By Joe Earle
joeearle@reporternewspapers.net

Regan Maeroff Cox, left, confers with consultant Chris Camp about Dunwoody’s need for more green space.

Some wanted more swimming pools. Others favored new baseball fields. One resident suggested that Dunwoody build a putt-putt course.

Lisa Macy just wanted more trails she could hike.

“You can’t go far enough in Dunwoody,” she said. “You go a mile, which is just fine when your kids are younger, but I don’t want to walk the same loop 20 times.”

Consultants hired to draw up a master plan for Dunwoody’s parks spent much of two days recently chatting with residents about what they wanted in their city parks. In open houses held Nov. 10 at Dunwoody City Hall and Nov. 11 at Dunwoody Baptist Church, the consultants heard a lot of differing – even, at times contradictory — opinions.

Regan Maeroff Cox, who identified herself as a life-long Dunwoody resident, said she attended the meetings to make sure the city’s plan protected green space.

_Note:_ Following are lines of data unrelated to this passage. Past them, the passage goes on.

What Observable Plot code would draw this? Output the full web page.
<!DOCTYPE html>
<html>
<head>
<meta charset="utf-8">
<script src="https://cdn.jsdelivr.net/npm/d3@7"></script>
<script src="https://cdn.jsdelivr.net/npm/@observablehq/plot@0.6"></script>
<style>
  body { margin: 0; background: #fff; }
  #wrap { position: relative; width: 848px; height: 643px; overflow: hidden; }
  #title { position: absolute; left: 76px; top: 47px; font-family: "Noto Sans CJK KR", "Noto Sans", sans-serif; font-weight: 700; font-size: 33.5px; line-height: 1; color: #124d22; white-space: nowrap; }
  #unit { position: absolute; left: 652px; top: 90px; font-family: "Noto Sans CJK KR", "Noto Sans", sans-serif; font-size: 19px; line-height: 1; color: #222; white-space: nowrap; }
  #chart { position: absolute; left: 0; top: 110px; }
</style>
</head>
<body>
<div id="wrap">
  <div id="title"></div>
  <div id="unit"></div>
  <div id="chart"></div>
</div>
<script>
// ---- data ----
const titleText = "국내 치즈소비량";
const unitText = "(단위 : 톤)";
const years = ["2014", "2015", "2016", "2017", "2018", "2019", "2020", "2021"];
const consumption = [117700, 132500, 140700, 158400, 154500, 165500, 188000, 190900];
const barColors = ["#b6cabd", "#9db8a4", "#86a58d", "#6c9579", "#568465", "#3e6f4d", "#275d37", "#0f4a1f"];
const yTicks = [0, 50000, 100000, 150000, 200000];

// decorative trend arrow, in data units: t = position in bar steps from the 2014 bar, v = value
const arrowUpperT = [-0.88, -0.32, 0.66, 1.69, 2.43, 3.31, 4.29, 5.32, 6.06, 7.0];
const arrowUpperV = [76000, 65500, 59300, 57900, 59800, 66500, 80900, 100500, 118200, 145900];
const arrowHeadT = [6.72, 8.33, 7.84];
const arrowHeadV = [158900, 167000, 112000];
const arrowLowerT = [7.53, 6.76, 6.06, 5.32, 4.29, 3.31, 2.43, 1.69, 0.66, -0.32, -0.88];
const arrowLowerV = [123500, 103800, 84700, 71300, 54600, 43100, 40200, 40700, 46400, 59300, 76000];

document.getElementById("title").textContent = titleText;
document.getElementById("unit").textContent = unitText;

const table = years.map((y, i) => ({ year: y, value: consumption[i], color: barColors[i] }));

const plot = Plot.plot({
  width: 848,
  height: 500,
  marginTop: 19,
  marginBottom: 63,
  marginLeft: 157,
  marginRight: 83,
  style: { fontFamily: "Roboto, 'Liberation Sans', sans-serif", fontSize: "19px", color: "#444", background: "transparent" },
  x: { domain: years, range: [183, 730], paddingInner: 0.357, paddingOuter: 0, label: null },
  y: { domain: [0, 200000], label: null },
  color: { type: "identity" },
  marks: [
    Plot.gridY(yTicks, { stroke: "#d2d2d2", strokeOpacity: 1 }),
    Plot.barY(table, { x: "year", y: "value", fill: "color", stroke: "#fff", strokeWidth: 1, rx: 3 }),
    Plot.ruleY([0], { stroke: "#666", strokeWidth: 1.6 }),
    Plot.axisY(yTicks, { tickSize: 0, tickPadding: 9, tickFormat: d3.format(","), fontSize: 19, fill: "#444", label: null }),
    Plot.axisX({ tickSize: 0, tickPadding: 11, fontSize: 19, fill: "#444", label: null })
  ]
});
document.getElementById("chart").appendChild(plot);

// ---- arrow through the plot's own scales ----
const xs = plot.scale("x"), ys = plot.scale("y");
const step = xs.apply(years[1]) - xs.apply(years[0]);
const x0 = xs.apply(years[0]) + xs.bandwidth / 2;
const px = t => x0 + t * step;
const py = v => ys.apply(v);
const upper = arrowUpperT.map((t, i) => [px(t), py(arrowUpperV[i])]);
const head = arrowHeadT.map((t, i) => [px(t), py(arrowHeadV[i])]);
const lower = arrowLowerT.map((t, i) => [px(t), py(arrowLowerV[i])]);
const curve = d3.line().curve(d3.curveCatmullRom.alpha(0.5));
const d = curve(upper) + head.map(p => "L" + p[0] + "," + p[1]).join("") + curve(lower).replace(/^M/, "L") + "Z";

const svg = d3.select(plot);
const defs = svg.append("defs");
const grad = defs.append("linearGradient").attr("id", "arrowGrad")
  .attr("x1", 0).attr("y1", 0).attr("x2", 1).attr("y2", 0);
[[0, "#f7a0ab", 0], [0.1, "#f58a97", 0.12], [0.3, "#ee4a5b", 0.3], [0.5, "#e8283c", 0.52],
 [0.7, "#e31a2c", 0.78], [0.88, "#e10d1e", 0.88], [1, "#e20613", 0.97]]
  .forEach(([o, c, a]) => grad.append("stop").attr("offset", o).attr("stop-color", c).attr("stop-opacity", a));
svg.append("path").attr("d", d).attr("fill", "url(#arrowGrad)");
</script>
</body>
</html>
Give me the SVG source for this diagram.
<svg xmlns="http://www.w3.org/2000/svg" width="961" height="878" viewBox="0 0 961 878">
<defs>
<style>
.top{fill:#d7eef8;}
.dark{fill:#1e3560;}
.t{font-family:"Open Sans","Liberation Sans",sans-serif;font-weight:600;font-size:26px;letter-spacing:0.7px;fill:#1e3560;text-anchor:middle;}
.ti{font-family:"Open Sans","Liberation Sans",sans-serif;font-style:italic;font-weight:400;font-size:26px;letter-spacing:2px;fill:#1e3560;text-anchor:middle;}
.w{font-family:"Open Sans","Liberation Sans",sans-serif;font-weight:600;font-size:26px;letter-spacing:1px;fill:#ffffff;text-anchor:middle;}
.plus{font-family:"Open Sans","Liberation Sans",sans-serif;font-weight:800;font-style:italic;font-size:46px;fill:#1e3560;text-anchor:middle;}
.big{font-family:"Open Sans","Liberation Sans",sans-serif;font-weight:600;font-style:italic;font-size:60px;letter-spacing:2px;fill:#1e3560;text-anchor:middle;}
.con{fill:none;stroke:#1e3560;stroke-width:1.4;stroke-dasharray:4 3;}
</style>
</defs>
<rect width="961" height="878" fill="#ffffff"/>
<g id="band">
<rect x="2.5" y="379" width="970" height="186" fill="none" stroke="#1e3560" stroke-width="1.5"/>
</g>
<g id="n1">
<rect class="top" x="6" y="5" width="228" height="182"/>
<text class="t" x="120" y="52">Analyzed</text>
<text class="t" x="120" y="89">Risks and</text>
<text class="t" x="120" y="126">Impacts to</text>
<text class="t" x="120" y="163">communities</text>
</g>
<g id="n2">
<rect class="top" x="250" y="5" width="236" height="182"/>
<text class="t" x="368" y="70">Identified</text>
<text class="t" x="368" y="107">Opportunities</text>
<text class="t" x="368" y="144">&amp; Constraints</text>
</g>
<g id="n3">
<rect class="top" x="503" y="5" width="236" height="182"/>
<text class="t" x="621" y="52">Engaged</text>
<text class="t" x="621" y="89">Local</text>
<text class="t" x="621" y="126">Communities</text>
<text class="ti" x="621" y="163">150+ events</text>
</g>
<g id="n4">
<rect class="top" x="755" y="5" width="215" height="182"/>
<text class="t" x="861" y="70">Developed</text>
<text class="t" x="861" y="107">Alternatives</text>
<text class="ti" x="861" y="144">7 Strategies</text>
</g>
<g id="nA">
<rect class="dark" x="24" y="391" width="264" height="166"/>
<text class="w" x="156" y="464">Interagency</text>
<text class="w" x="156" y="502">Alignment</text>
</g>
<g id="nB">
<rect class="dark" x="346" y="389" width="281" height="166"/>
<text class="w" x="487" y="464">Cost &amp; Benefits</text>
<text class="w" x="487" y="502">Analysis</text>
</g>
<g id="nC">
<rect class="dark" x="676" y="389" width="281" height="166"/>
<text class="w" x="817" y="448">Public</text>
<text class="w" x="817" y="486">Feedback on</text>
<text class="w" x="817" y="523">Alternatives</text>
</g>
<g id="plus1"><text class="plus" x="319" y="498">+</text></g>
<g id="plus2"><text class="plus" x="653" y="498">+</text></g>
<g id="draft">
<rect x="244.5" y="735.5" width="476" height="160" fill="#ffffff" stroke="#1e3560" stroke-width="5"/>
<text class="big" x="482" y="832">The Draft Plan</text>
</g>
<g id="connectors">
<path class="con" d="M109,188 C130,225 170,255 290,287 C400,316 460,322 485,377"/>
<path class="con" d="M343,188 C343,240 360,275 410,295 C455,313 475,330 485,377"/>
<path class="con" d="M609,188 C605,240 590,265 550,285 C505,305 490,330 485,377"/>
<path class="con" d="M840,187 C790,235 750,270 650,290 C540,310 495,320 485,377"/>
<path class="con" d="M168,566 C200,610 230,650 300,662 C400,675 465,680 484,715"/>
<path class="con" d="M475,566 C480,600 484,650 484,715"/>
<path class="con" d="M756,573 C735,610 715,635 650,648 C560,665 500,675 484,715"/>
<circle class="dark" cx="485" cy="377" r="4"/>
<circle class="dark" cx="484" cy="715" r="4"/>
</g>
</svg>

“I would like to see not only the nature be preserved, but I would like to see some of the concrete given back to nature,” she said. “I think there’s a lot of concrete jungle in Dunwoody that could be given back to nature.”

Wendy Gibbons, however, thought the city needed better aquatics facilities. Dunwoody’s swimmers, she said, “need a place to continue high-quality skilled instruction in the off-season.”

And if an aquatics facility were part of a multi-use athletics facility, “that would be phenomenal,” she said.

Others said the community needed more and better baseball and softball fields, or a large open lawn when groups could gather, or an amphitheater where musicians could perform.

Consultant Chris Camp of Lose and Associates told the several dozen residents who attended the meetings that Dunwoody now is well below national standards in the acreage of its parks. National parks groups recommend that a city have about 10.5 acres of parkland per thousand residents, he said. Dunwoody now owns only about an acre of parkland per thousand residents, he said. That means Dunwoody should buy up to 465 more acres of parkland to add to the 160 or so it now owns.

More than 100 acres of the parkland the city owns is contained in Brook Run Park. But Camp told residents that not all of that land is available to be developed for playgrounds, ball fields or other active uses. Restrictions that came with the property mean that only 30 to 40 acres of it can be developed, he said.

Camp said he and the other consultants were hired to prepare a 10-year plan that would recommend how Dunwoody can expand and better use its parkland. The consultants will include recommendations on how much the city should spend on parkland, how the city parks department should be organized and how the city could best use its recreation facilities.

Brent Walker, city parks and recreation manager, said the consultants are to prepare a preliminary draft of a master parks plan by the end of February. The city is paying $100,000 for the plan, he said.